Selbst 60 Prozent der CDU-Wähler sind dafür, dass Sachsen ein längeres gemeinsames Lernen der Kinder ermöglicht. Das war das Ergebnis einer von der Linksfraktion 2017 in Auftrag gegebenen Umfrage. Und zumindest einen Abgeordneten aus der CDU-Fraktion hat das zum Nachdenken gebracht. Denn wirklich Gründe, dass Sachsen nicht über längeres gemeinsames Lernen nachdenkt, gibt es nicht.
Andreas Heinz, Vorsitzender des Arbeitskreises für den ländlichen Raum, Umwelt und Landwirtschaft in der CDU-Fraktion, hat noch im Dezember eine ganze Reihe von Anfragen an die Staatsregierung formuliert, um herauszubekommen, welche Auswirkungen ein zwei Jahre längeres gemeinsames Lernen auf die Schulstandorte in Sachsen haben würde.
Und das hätten sie. Das ist ihm als Abgeordneter, der sich um den Erhalt der ländlicen Räume sorgt, nur zu bewusst. Und selbst in der letzten Ecke Sachsens weiß man inzwischen, wie wichtig die Schule im Dorf eigentlich ist – nicht nur die Kirche. Vielleicht hätte er das in seinen drei Anfragen zu Grundschulen, Oberschulen und Gymnasien betonen sollen. Denn in der sächsischen Bildungsbürokratie ist das Stichwort “Gemeinschaftsschule” ein Reizwort. Da gehen sofort die Schotten hoch und die ganze Verwaltungsbürokratie geht auf Abwehr. Auch mit falschen Begründungen.
Da hilft auch nicht, dass mit Christian Piwarz seit Dezember ein neuer Mann im Kultusministerium die Verantwortung trägt.

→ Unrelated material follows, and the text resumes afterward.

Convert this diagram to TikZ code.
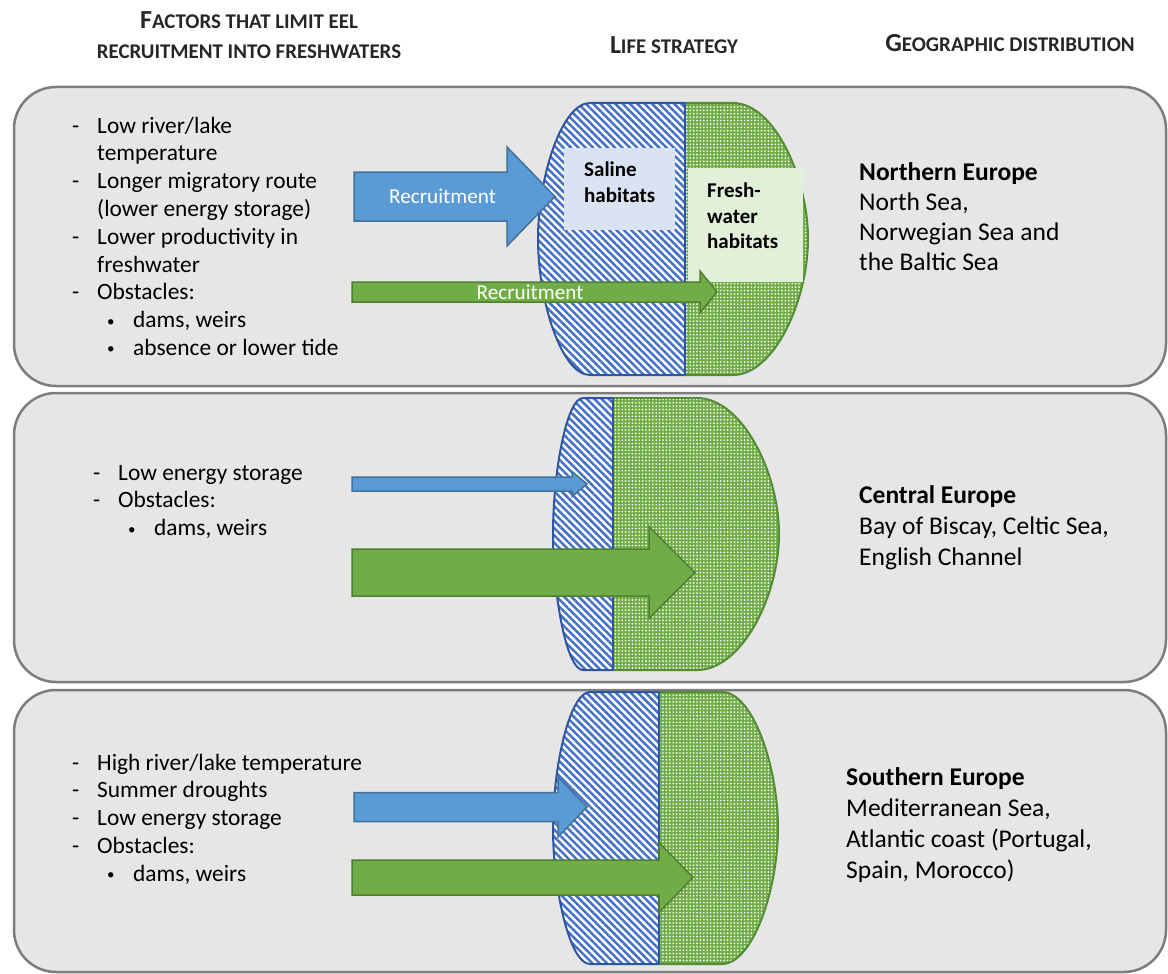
\documentclass[tikz,border=0pt]{standalone}
\usepackage{fontspec}
\setmainfont{Carlito}
\usetikzlibrary{patterns.meta}

\definecolor{panelfill}{RGB}{231,230,230}
\definecolor{panelgray}{RGB}{125,125,125}
\definecolor{arrblue}{RGB}{91,155,213}
\definecolor{arrblueedge}{RGB}{65,113,156}
\definecolor{arrgreen}{RGB}{112,173,71}
\definecolor{arrgreenedge}{RGB}{80,126,50}
\definecolor{hatchblue}{RGB}{68,114,196}
\definecolor{saltline}{RGB}{47,85,160}
\definecolor{freshline}{RGB}{84,140,53}
\definecolor{salinefill}{RGB}{218,227,243}
\definecolor{freshfill}{RGB}{226,240,217}
\definecolor{headgray}{RGB}{38,38,38}

% fake small caps for the column heads
\newcommand\hdsc[2]{{\fontsize{26}{30}\selectfont #1}{\fontsize{20.9}{30}\selectfont #2}}
\newcommand\dashitem{\makebox[25pt][l]{-}}
\newcommand\contitem{\hspace*{25pt}}
\newcommand\bulitem{\hspace*{35pt}\makebox[26pt][l]{\raisebox{1.5pt}{\fontsize{15}{15}\selectfont\textbullet}}}

% outline of a habitat body: L D R T B a c
\newcommand\habpath[7]{({#1+#6},#4) -- ({#3-#7},#4) .. controls ({#3-0.45*#7},#4) and (#3,{#4+0.275*(#5-#4)}) .. (#3,{0.5*(#4+#5)}) .. controls (#3,{#5-0.275*(#5-#4)}) and ({#3-0.45*#7},#5) .. ({#3-#7},#5) -- ({#1+#6},#5) .. controls ({#1+0.45*#6},#5) and (#1,{#5-0.275*(#5-#4)}) .. (#1,{0.5*(#4+#5)}) .. controls (#1,{#4+0.275*(#5-#4)}) and ({#1+0.45*#6},#4) .. ({#1+#6},#4) -- cycle}
\newcommand\habitat[7]{%
\begin{scope}
\clip ({#1-6},{#4-6}) rectangle (#2,{#5+6});
\fill[white] \habpath{#1}{#2}{#3}{#4}{#5}{#6}{#7};
\fill[salt] \habpath{#1}{#2}{#3}{#4}{#5}{#6}{#7};
\draw[saltedge] \habpath{#1}{#2}{#3}{#4}{#5}{#6}{#7};
\end{scope}
\begin{scope}
\clip (#2,{#4-6}) rectangle ({#3+6},{#5+6});
\fill[arrgreen] \habpath{#1}{#2}{#3}{#4}{#5}{#6}{#7};
\fill[fresh] \habpath{#1}{#2}{#3}{#4}{#5}{#6}{#7};
\draw[freshedge] \habpath{#1}{#2}{#3}{#4}{#5}{#6}{#7};
\end{scope}
\draw[saltedge] (#2,#4)--(#2,#5);}
% block arrow: style x0 tip yc shaft head headlength
\newcommand\recarrow[7]{\draw[#1] (#2,{#4-#5})--({#3-#7},{#4-#5})--({#3-#7},{#4-#6})--(#3,#4)--({#3-#7},{#4+#6})--({#3-#7},{#4+#5})--(#2,{#4+#5})--cycle;}

\tikzset{
panel/.style={draw=panelgray,line width=2.5pt,fill=panelfill,rounded corners=42pt},
salt/.style={pattern={Lines[angle=-45,distance=5.2pt,line width=2.5pt]},pattern color=hatchblue},
fresh/.style={pattern={Dots[distance=3.4pt,radius=0.95pt]},pattern color=white},
saltedge/.style={draw=saltline,line width=2pt},
freshedge/.style={draw=freshline,line width=2pt},
bluearr/.style={fill=arrblue,draw=arrblueedge,line width=1.5pt},
greenarr/.style={fill=arrgreen,draw=arrgreenedge,line width=1.5pt},
listtext/.style={anchor=base west,inner sep=0pt,font=\fontsize{23.4}{28}\selectfont},
regiontext/.style={anchor=base west,inner sep=0pt,font=\fontsize{25.5}{30}\selectfont},
labtext/.style={anchor=base west,inner sep=0pt,font=\fontsize{21}{26}\selectfont\bfseries},
arrtext/.style={inner sep=0pt,text=white,font=\fontsize{21.2}{26}\selectfont},
headtext/.style={anchor=base,inner sep=0pt,text=headgray,font=\bfseries}
}

\begin{document}
\begin{tikzpicture}[x=1pt,y=-1pt]
\useasboundingbox (0,0) rectangle (1168,974);

% column heads
\node[headtext] (hfac1) at (249,29) {\hdsc{F}{ACTORS THAT LIMIT EEL}};
\node[headtext] (hfac2) at (249,59) {\hdsc{}{RECRUITMENT INTO FRESHWATERS}};
\node[headtext] (hlife) at (674,54) {\hdsc{L}{IFE STRATEGY}};
\node[headtext] (hgeo) at (1010,52) {\hdsc{G}{EOGRAPHIC DISTRIBUTION}};

% panels
\draw[panel] (14,87) rectangle (1166,386);
\draw[panel] (14,393) rectangle (1166,682);
\draw[panel] (14,690) rectangle (1166,972);

% northern
\habitat{538}{685}{808}{103}{375}{52}{75}
\node[fill=salinefill,minimum width=111pt,minimum height=82pt,inner sep=0pt] (salbox) at (619.5,189) {};
\node[fill=freshfill,minimum width=115pt,minimum height=114pt,inner sep=0pt] (frbox) at (745.5,225) {};
\node[labtext] (sal1) at (584,176) {Saline};
\node[labtext] (sal2) at (584,202) {habitats};
\node[labtext] (fr1) at (707,197) {Fresh-};
\node[labtext] (fr2) at (707,223) {water};
\node[labtext] (fr3) at (707,248) {habitats};
\recarrow{bluearr}{354}{555}{196.5}{24.5}{49.5}{48}
\recarrow{greenarr}{352}{717}{292}{10}{21}{17}
\node[arrtext] (recA) at (442.5,196.5) {Recruitment};
\node[arrtext] (recB) at (530,292) {Recruitment};
\foreach \txt [count=\i] in {{\dashitem Low river/lake},{\contitem temperature},{\dashitem Longer migratory route},{\contitem (lower energy storage)},{\dashitem Lower productivity in},{\contitem freshwater},{\dashitem Obstacles:},{\bulitem dams, weirs},{\bulitem absence or lower tide}}
  \node[listtext] (fn\i) at (72,{105.2+27.8*\i}) {\txt};
\foreach \txt [count=\i] in {{\textbf{Northern Europe}},{North Sea,},{Norwegian Sea and},{the Baltic Sea}}
  \node[regiontext] (rn\i) at (859,{150+30*\i}) {\txt};

% central
\habitat{553}{613}{779}{398}{670}{30}{82}
\recarrow{bluearr}{352}{587}{484}{7}{12.5}{15}
\recarrow{greenarr}{352}{695}{572.5}{23.5}{46}{46}
\foreach \txt [count=\i] in {{\dashitem Low energy storage},{\dashitem Obstacles:},{\bulitem dams, weirs}}
  \node[listtext] (fc\i) at (93,{452.2+27.8*\i}) {\txt};
\foreach \txt [count=\i] in {{\textbf{Central Europe}},{Bay of Biscay, Celtic Sea,},{English Channel}}
  \node[regiontext] (rc\i) at (859,{472+31*\i}) {\txt};

% southern
\habitat{553}{659}{778}{692}{964}{37}{56}
\recarrow{bluearr}{354}{587}{807}{14.5}{30}{29}
\recarrow{greenarr}{352}{693}{877.5}{17.5}{35}{34}
\foreach \txt [count=\i] in {{\dashitem High river/lake temperature},{\dashitem Summer droughts},{\dashitem Low energy storage},{\dashitem Obstacles:},{\bulitem dams, weirs}}
  \node[listtext] (fs\i) at (72,{742.2+27.8*\i}) {\txt};
\foreach \txt [count=\i] in {{\textbf{Southern Europe}},{Mediterranean Sea,},{Atlantic coast (Portugal,},{Spain, Morocco)}}
  \node[regiontext] (rs\i) at (846,{754+31*\i}) {\txt};
\end{tikzpicture}
\end{document}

Sämtliche Antworten, die Andreas Heinz bekommen hat, erzählen davon, dass ein Umbau des sächsischen Schulsystems für zwei Jahre längeres Lernen der Kinder sehr wohl möglich ist. Man muss nur Ressourcen neu verteilen. Grundschulen werden wieder größer, weil dann – so zumindest die Fragegrundlage von Andreas Heinz – die Kinder eben nicht nur vier, sondern sechs Jahre gemeinsam lernen. Oberschulen und Gymnasien würden um die zwei Jahrgänge schrumpfen.

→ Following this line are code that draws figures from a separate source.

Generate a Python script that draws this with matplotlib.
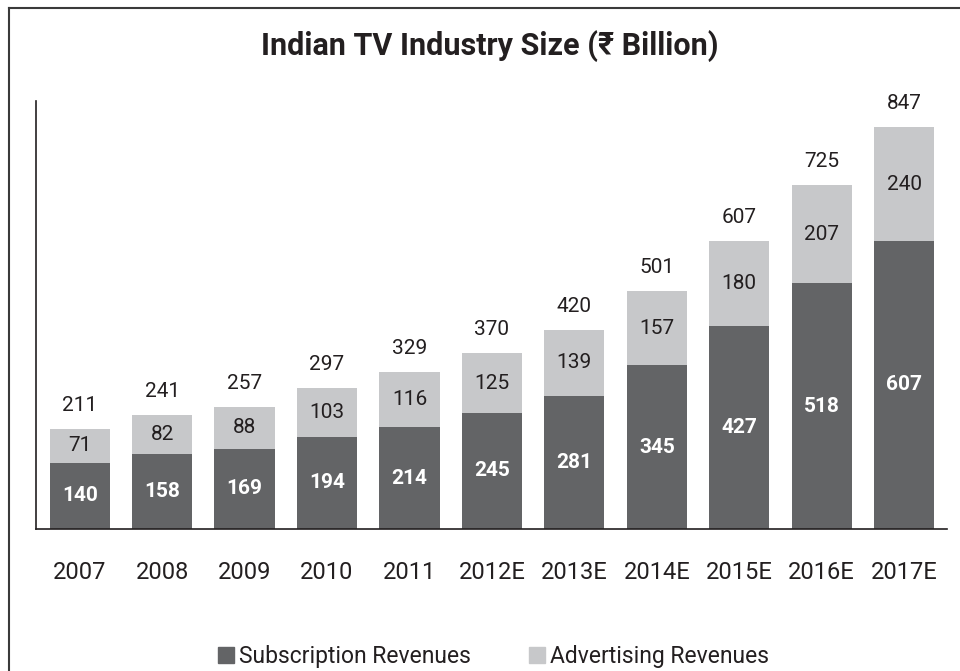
import matplotlib
matplotlib.use("Agg")
import matplotlib.pyplot as plt
from matplotlib.patches import Patch
from matplotlib.lines import Line2D
import numpy as np

plt.rcParams['font.family'] = ['Roboto', 'DejaVu Sans']

years = ['2007', '2008', '2009', '2010', '2011', '2012E', '2013E',
         '2014E', '2015E', '2016E', '2017E']
subscription = [140, 158, 169, 194, 214, 245, 281, 345, 427, 518, 607]
advertising = [71, 82, 88, 103, 116, 125, 139, 157, 180, 207, 240]
totals = [211, 241, 257, 297, 329, 370, 420, 501, 607, 725, 847]

dark = '#636466'
light = '#c7c8ca'
ink = '#231f20'

fig = plt.figure(figsize=(9.6, 6.71), dpi=100)
ax = fig.add_axes([0.0375, 0.2116, 0.949, 0.6379])

x = np.arange(len(years))
w = 0.73
ax.bar(x, subscription, width=w, color=dark)
ax.bar(x, advertising, width=w, bottom=subscription, color=light)

for i in range(len(years)):
    ax.text(x[i], subscription[i] / 2, str(subscription[i]), ha='center', va='center',
            color='white', fontsize=15, fontweight='bold')
    ax.text(x[i], subscription[i] + advertising[i] / 2, str(advertising[i]),
            ha='center', va='center', color=ink, fontsize=15)
    ax.annotate(str(totals[i]), (x[i], subscription[i] + advertising[i]),
                xytext=(0, 17), textcoords='offset points',
                ha='center', va='center', color=ink, fontsize=15)

ax.set_xlim(-0.53, 10.52)
ax.set_ylim(0, 902)
ax.set_xticks(x)
ax.set_xticklabels(years, fontsize=17, color=ink)
ax.set_yticks([])
ax.tick_params(axis='x', length=0, pad=23)
for s in ['top', 'right']:
    ax.spines[s].set_visible(False)
for s in ['left', 'bottom']:
    ax.spines[s].set_color(ink)
    ax.spines[s].set_linewidth(1.2)

fig.text(0.51, 0.932, 'Indian TV Industry Size (₹ Billion)', ha='center', va='center',
         fontsize=22, fontweight='bold', color=ink)

handles = [Patch(color=dark), Patch(color=light)]
fig.legend(handles, ['Subscription Revenues', 'Advertising Revenues'],
           loc='center', bbox_to_anchor=(0.514, 0.022), ncol=2, frameon=False,
           fontsize=16.5, handlelength=0.7, handleheight=0.7, handletextpad=0.25,
           columnspacing=2.5, labelcolor=ink)

# frame lines at the top and left of the figure
fig.add_artist(Line2D([8.5 / 960, 1.0], [1 - 7.5 / 671, 1 - 7.5 / 671],
                      transform=fig.transFigure, color='#3a3a3a', lw=1.5))
fig.add_artist(Line2D([8.5 / 960, 8.5 / 960], [0.0, 1 - 7.5 / 671],
                      transform=fig.transFigure, color='#3a3a3a', lw=1.5))

fig.savefig('out.png', dpi=100)
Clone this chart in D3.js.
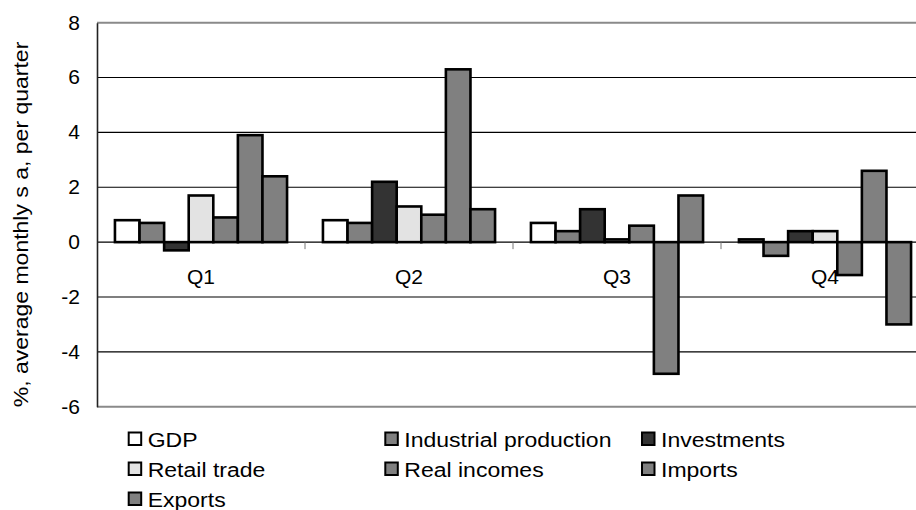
<!DOCTYPE html>
<html>
<head>
<meta charset="utf-8">
<script src="https://cdn.jsdelivr.net/npm/d3@7"></script>
<style>
  html, body { margin: 0; padding: 0; background: #fff; }
  svg { display: block; font-family: "Liberation Sans", Arial, sans-serif; }
</style>
</head>
<body>
<div id="chart"></div>
<script>
// Quarterly growth indicators, grouped bar chart

const quarters = ['Q1', 'Q2', 'Q3', 'Q4'];
const seriesNames = ['GDP', 'Industrial production', 'Investments', 'Retail trade',
                     'Real incomes', 'Imports', 'Exports'];

// values per series, one per quarter
const gdp = [0.8, 0.8, 0.7, 0.1];
const industrialProduction = [0.7, 0.7, 0.4, -0.5];
const investments = [-0.3, 2.2, 1.2, 0.4];
const retailTrade = [1.7, 1.3, 0.1, 0.4];
const realIncomes = [0.9, 1.0, 0.6, -1.2];
const imports = [3.9, 6.3, -4.8, 2.6];
const exportsVals = [2.4, 1.2, 1.7, -3.0];

const yTicks = [-6, -4, -2, 0, 2, 4, 6, 8];

const seriesValues = [gdp, industrialProduction, investments, retailTrade,
                      realIncomes, imports, exportsVals];
const seriesColors = ['#ffffff', '#808080', '#333333', '#e3e3e3', '#808080', '#808080', '#808080'];

const width = 916;
const height = 510;
const margin = { top: 22.7, left: 97, right: -13, bottom: 103.3 };
const fontSize = 20;

const svg = d3.select('#chart')
  .append('svg')
  .attr('width', width)
  .attr('height', height);

const plotW = width - margin.left - margin.right;
const plotH = height - margin.top - margin.bottom;

// widen text a little, the original renderer draws wide glyphs
function stretch(sel, k) {
  sel.each(function () {
    const len = this.getComputedTextLength();
    d3.select(this)
      .attr('textLength', len * k)
      .attr('lengthAdjust', 'spacingAndGlyphs');
  });
}

const x0 = d3.scaleBand()
  .domain(quarters)
  .range([margin.left, margin.left + plotW])
  .padding(0);

const x1 = d3.scaleBand()
  .domain(seriesNames)
  .range([0, x0.bandwidth()])
  .paddingInner(0)
  .paddingOuter(0.73);

const y = d3.scaleLinear()
  .domain([-6, 8])
  .range([margin.top + plotH, margin.top]);

// gridlines
svg.append('g')
  .selectAll('line')
  .data(yTicks.filter(d => d > -6 && d < 8))
  .enter()
  .append('line')
  .attr('x1', margin.left)
  .attr('x2', width)
  .attr('y1', d => y(d))
  .attr('y2', d => y(d))
  .style('stroke', '#000')
  .style('stroke-width', 1.1);

// top and bottom frame
[8, -6].forEach(v => {
  svg.append('line')
    .attr('x1', margin.left)
    .attr('x2', width)
    .attr('y1', y(v))
    .attr('y2', y(v))
    .style('stroke', '#8a8a8a')
    .style('stroke-width', 2);
});

// category tick marks on the zero line
svg.append('g')
  .selectAll('line')
  .data(quarters.slice(1))
  .enter()
  .append('line')
  .attr('x1', d => x0(d))
  .attr('x2', d => x0(d))
  .attr('y1', y(0))
  .attr('y2', y(0) + 7)
  .style('stroke', '#777')
  .style('stroke-width', 1);

// bars
const groups = svg.append('g')
  .selectAll('g')
  .data(quarters)
  .enter()
  .append('g')
  .attr('transform', d => `translate(${x0(d)},0)`);

groups.selectAll('rect')
  .data((q, qi) => seriesNames.map((s, si) => ({ s, si, v: seriesValues[si][qi] })))
  .enter()
  .append('rect')
  .attr('x', d => x1(d.s))
  .attr('width', x1.bandwidth())
  .attr('y', d => y(Math.max(0, d.v)))
  .attr('height', d => Math.abs(y(d.v) - y(0)))
  .style('fill', d => seriesColors[d.si])
  .style('stroke', '#000')
  .style('stroke-width', 2.6);

// y axis
const yAxis = d3.axisLeft(y)
  .tickValues(yTicks)
  .tickFormat(d => String(d))
  .tickSize(0)
  .tickPadding(17);

const yg = svg.append('g')
  .attr('transform', `translate(${margin.left},0)`)
  .call(yAxis);
yg.select('.domain').style('stroke', '#222').style('stroke-width', 1.6);
yg.selectAll('text')
  .style('font-family', '"Liberation Sans", Arial, sans-serif')
  .style('font-size', fontSize + 'px')
  .style('fill', '#000')
  .call(stretch, 1.05);

// category labels
svg.append('g')
  .selectAll('text')
  .data(quarters)
  .enter()
  .append('text')
  .attr('x', d => x0(d) + x0.bandwidth() / 2)
  .attr('y', 283.5)
  .attr('text-anchor', 'middle')
  .style('font-size', fontSize + 'px')
  .text(d => d)
  .call(stretch, 1.05);

// y axis title
svg.append('text')
  .attr('transform', `translate(28,224.5) rotate(-90)`)
  .attr('text-anchor', 'middle')
  .style('font-size', fontSize + 'px')
  .text('%, average monthly s a, per quarter')
  .call(stretch, 1.15);

// legend
const legendCols = [127.7, 384.3, 641];
const legendRows = [446.5, 476.5, 506.5];
const legend = svg.append('g')
  .selectAll('g')
  .data(seriesNames)
  .enter()
  .append('g')
  .attr('transform', (d, i) => `translate(${legendCols[i % 3]},${legendRows[Math.floor(i / 3)]})`);

legend.append('rect')
  .attr('x', 1)
  .attr('y', -14)
  .attr('width', 12.5)
  .attr('height', 12.5)
  .style('fill', (d, i) => seriesColors[i])
  .style('stroke', '#000')
  .style('stroke-width', 2);

legend.append('text')
  .attr('x', 20)
  .attr('y', 0)
  .style('font-size', fontSize + 'px')
  .text(d => d)
  .call(stretch, 1.15);
</script>
</body>
</html>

Natürlich kann niemand sagen, was es kosten würde. Christian Piwarz: “Der Investitionsbedarf des kommunalen Schulträgers wäre abhängig vom jeweils notwendigen zusätzlichen Raumbedarf an jedem einzelnen Grundschulstandort. Dieser Raumbedarf wäre ggf. des Weiteren davon abhängig, ob die Nutzung frei werdender Raumkapazitäten an den weiterführenden Schulen – Oberschule und Gymnasium, die dann zwei Klassenstufen weniger aufzuweisen hätten – möglich wäre. Eine generelle Beantwortung dieser Frage ist dem Sächsischen Staatsministerium für Kultus daher nicht möglich.”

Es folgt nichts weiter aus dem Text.